Chalice Well (wellhead)
Several interesting myths pervade Glastonbury. The first is connected with Jesus of Nazareth. According to legend, Joseph of Arimathea, Jesus’ uncle, was a wealthy merchant who often traded with ancient Britons. After Jesus’ crucifixion, in AD 63 Joseph brought the holy chalice from the Last Supper with him, which he then buried at the base of the Glastonbury Tor. The water that springs forth from the Chalice Well stains the stones an appropriate color of red. After his arduous journey from Jerusalem, Joseph climbed a nearby hill now named Wearyall Hill. He set his staff into the ground, out of which grew a thorn tree (the same thorns used to crown Jesus), whose descendants continues to bloom every year. This thorn tree has been researched and findings show it originates from Palestine.
Glastonbury Abbey -- Lady Chapel
The second myth connects King Arthur to Glastonbury. After Arthur’s precarious birth in Tintagel Castle, Cornwall, he later came to power in the Glastonbury area. Camelot was alleged to have been situated near modern Glastonbury. Merlin’s magical crystal cave was believed to be located within the Tor itself, while Arthur’s sister, a Druid priestess, had her stronghold atop the Tor, then the Isle of Avalon. The reported remains of King Arthur and his Queen Gweneviere are buried on the grounds of the Glastonbury Abbey.
A wealth of fascinating configurations and speculations abound in the Glastonbury area. The Tor labyrinth is believed to have been used from prehistoric times and researchers suggest that it "may have had a ritual function." At the very least, the Glastonbury labyrinth offers an entertaining climb up the Tor. A ruined Christian chapel stands at the top of the Tor; to some, the Tor’s energy feels "trapped" or "capped" by the chapel. The Glastonbury Zodiac is supposedly a configuration of local landmarks in the surrounding countryside which represent the twelve signs of the Zodiac as well as the twelve members of the Round Table. Glastonbury Tor, along with the nearby hills of Burrow Mump, Hamdon Hill and Cadbury are aligned in sacred geometry, in what appears to be a parallelogram.
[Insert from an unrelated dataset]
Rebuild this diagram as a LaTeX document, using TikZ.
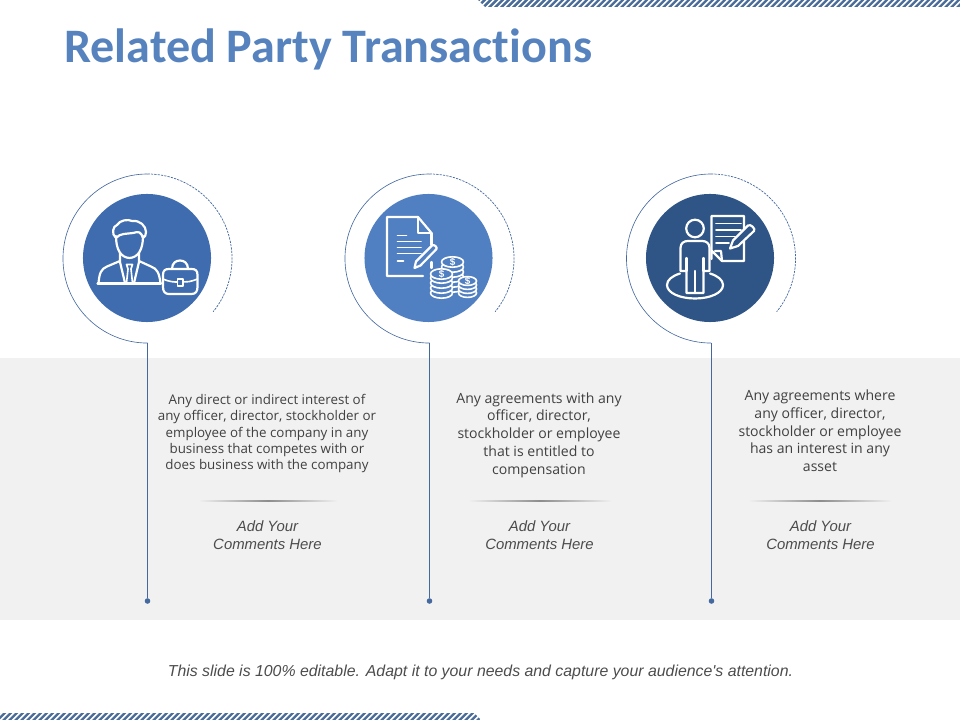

Below I recount some of the amazing experiences that my fellow sacred travelers and I experienced when we were staying in Glastonbury:
One of our group of six pilgrims was an angry and troubled young woman, who bristled with outrage at the encroachment of civilization on various sacred sites we visited. She had expressed her vehement opinions a number of times and seemed to prefer her own company rather than being part of the group. While we were in Glastonbury, she decided to spend the entire day at the Chalice Well. The woman who returned to us was quite a different person. Her face was relaxed, with the frowns and wrinkles smoothed out. She smiled, laughed and joked with us in a friendly manner throughout the rest of the trip. Her whole demeanor had changed to one of serenity and openness. She said she noticed the electrical tension wires near the Well, but they didn’t upset her any more!
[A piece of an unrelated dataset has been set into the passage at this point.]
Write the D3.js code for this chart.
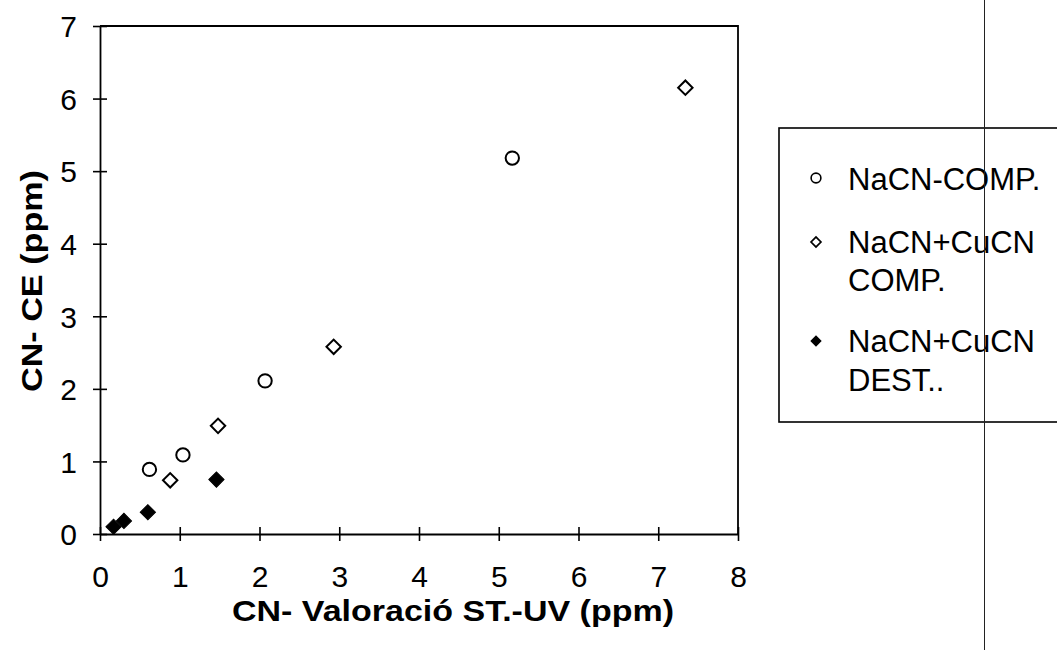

Our group leader had been ill and bedridden for more than a week before we arrived in Glastonbury. The last night in Glastonbury she realized the "gift" of her illness: she was learning to surrender her need to control and lead, and to allow others to find their own way through their own inner wisdom. The next day she was totally well and remained so for the duration of our tour.